AI has entered a full-scale infrastructure build-out phase. We expect annual AI-related infrastructure spending to exceed US$400–500 billion by 2026, driven by accelerated data-centre construction, higher-density compute requirements, and rising power and cooling needs. At this level, AI infrastructure investment approaches ~2% of US GDP, placing it alongside past general-purpose technology cycles such as cloud computing and telecommunications.
However, this remains a front-loaded capital cycle. Cash outflows precede revenue, and monetisation remains uneven across sectors. For current equity valuations to be sustained, the AI ecosystem must ultimately generate US$1.7–2.5 trillion in incremental annual revenue by the end of the decade.

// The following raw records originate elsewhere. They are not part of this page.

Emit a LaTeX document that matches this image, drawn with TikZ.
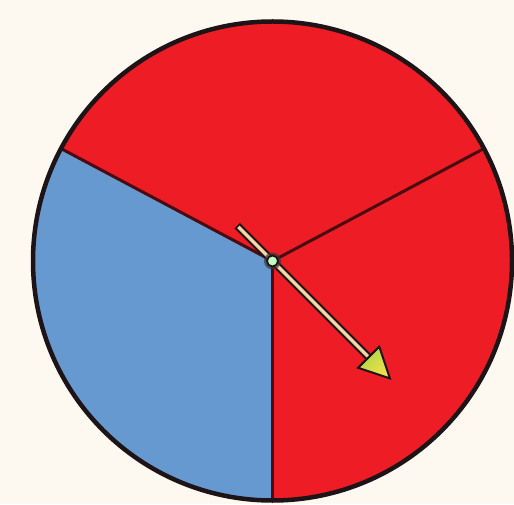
\documentclass[tikz,border=0pt]{standalone}
\usetikzlibrary{calc}
\definecolor{bgc}{HTML}{FDF9F1}
\definecolor{spinred}{HTML}{EE1C25}
\definecolor{spinblue}{HTML}{6699D0}
\definecolor{rim}{HTML}{1E1418}
\definecolor{divc}{HTML}{4A0C10}
\definecolor{shaftc}{HTML}{F6D6A6}
\definecolor{headyel}{HTML}{F2E04A}
\definecolor{headgrn}{HTML}{A8D848}
\tikzset{
  divider/.style={draw=divc, line width=3pt},
  rimline/.style={draw=rim, line width=4.5pt},
}
\begin{document}
\begin{tikzpicture}[x=1pt,y=1pt]
\useasboundingbox (0,0) rectangle (514,504);
\fill[bgc] (0,0) rectangle (514,504);
\coordinate (O) at (272.5,243);
\def\R{239.5}
\fill[spinred] (O) circle (\R);
\fill[spinblue] (O) -- ++(152:\R) arc[start angle=152,end angle=270,radius=\R] -- cycle;
\coordinate (L) at ($(O)+(152:\R)$);
\coordinate (Rr) at ($(O)+(28:\R)$);
\coordinate (Bt) at ($(O)+(270:\R)$);
\draw[divider] (O) -- (L);
\draw[divider] (O) -- (Rr);
\draw[divider] (O) -- (Bt);
\draw[rimline] (O) circle (\R);
% arrow
\coordinate (T) at ($(O)+(135:50)$);
\coordinate (Hb) at ($(O)+(-45:136)$);
\coordinate (Tip) at ($(O)+(-45:166)$);
\coordinate (H1) at ($(Hb)+(45:15)$);
\coordinate (H2) at ($(Hb)+(-135:15)$);
\draw[rim, line width=7.5pt] (T) -- ($(O)+(-45:140)$);
\draw[shaftc, line width=3.5pt, shorten <=1.8pt] (T) -- ($(O)+(-45:140)$);
\draw[rim, line width=2pt, line join=miter, left color=headgrn, right color=headyel, shading angle=45] (Tip) -- (H1) -- (H2) -- cycle;
\fill[rim!70!gray, opacity=0.7] (O) circle (8.5pt);
\node[circle, draw=rim, line width=1.8pt, fill=white!75!green, minimum size=11pt, inner sep=0pt] (pivot) at (O) {};
\end{tikzpicture}
\end{document}
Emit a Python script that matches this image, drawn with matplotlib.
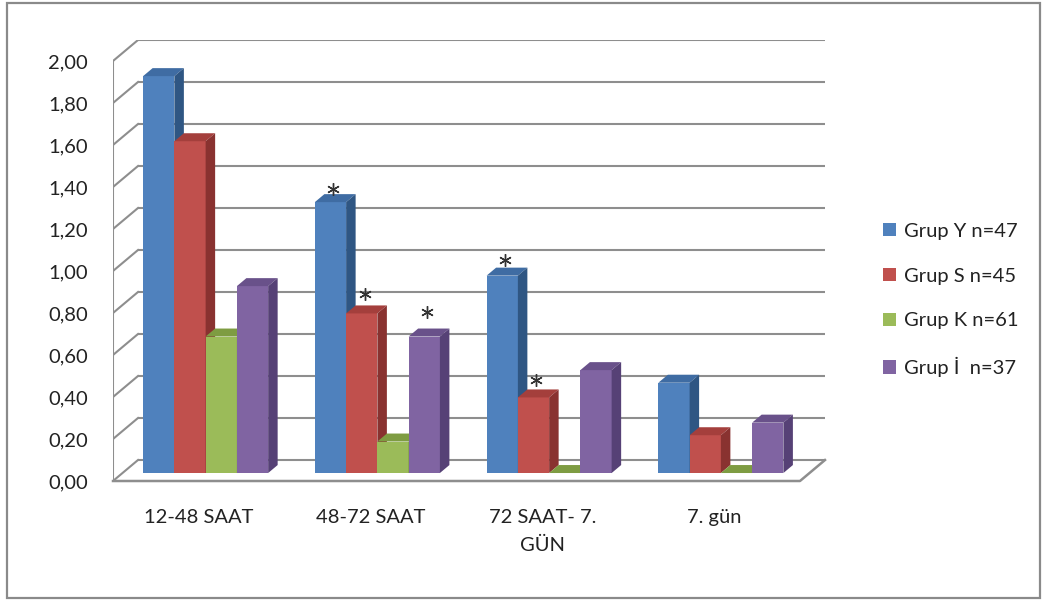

As infrastructure spending accelerates into 2026, balance-sheet discipline becomes increasingly important. Large cloud and infrastructure providers operate with average debt-to-equity ratios around 0.5x, higher than pre-AI levels. A further ramp-up in capex raises sensitivity to funding costs, utilisation rates, and monetisation timelines. The risk is no longer whether AI adoption happens, but whether capital intensity runs ahead of returns at the margin.
While monetisation remains uncertain, consensus is building that AI represents the next general-purpose technology capable of lifting productivity by 1–3% per annum. With adoption still at an early stage, this supports sustained optimism around the theme.